Geoscience Australia is conducting a study under the National Carbon Infrastructure Plan (NCIP) to assess the suitability of the Vlaming Sub-basin for CO2 storage. It involves characterisation of the Valanginian reservoir (Gage Sandstone) and the Early Cretaceous seal (South Perth Shale) by integrating seismic interpretation and well log analysis in a detailed sequence stratigraphic investigation. The Gage Sandstone, comprised of channelised turbidites and mass flows, was the first unit deposited after breakup between India and Australia. Deposited during a sea level lowstand in the palaeo-topographic lows of the breakup unconformity, it is overlain by a thick deltaic to shallow marine succession of the South Perth Shale.

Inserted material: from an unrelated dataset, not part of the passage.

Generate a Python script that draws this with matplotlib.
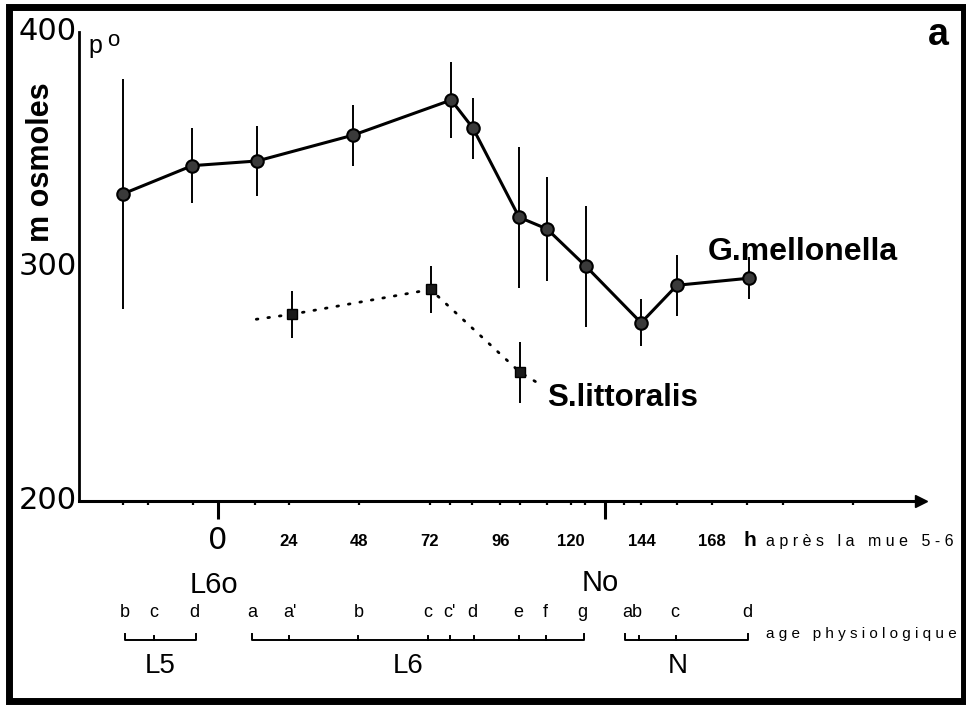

The Gage Sandstone is considered one of the best reservoirs in the sub-basin with porosities of 23-30% and permeabilities of 200-1800 mD. It occurs at depths between 1000 and 3000 m below the seafloor, which makes, it an attractive target for the injection and long-term storage of supercritical CO2. The new extent of the Gage Sandstone, based on seismic interpretation and well log correlation, shows that in some of the wells the sandstone unit overlying the Valanginian unconformity belongs to the South Perth Shale and not to the Gage Sandstone. The G. Mutabilis palynological zone used in the past for identifying Gage Sandstone interval appears to be facies controlled and time transgressive. Detailed analysis of the reservoir properties at the wells in conjunction with systematic seismic facies mapping will serve as a basis for a regional reservoir model and storage potential estimation of the Gage Sandstone reservoir.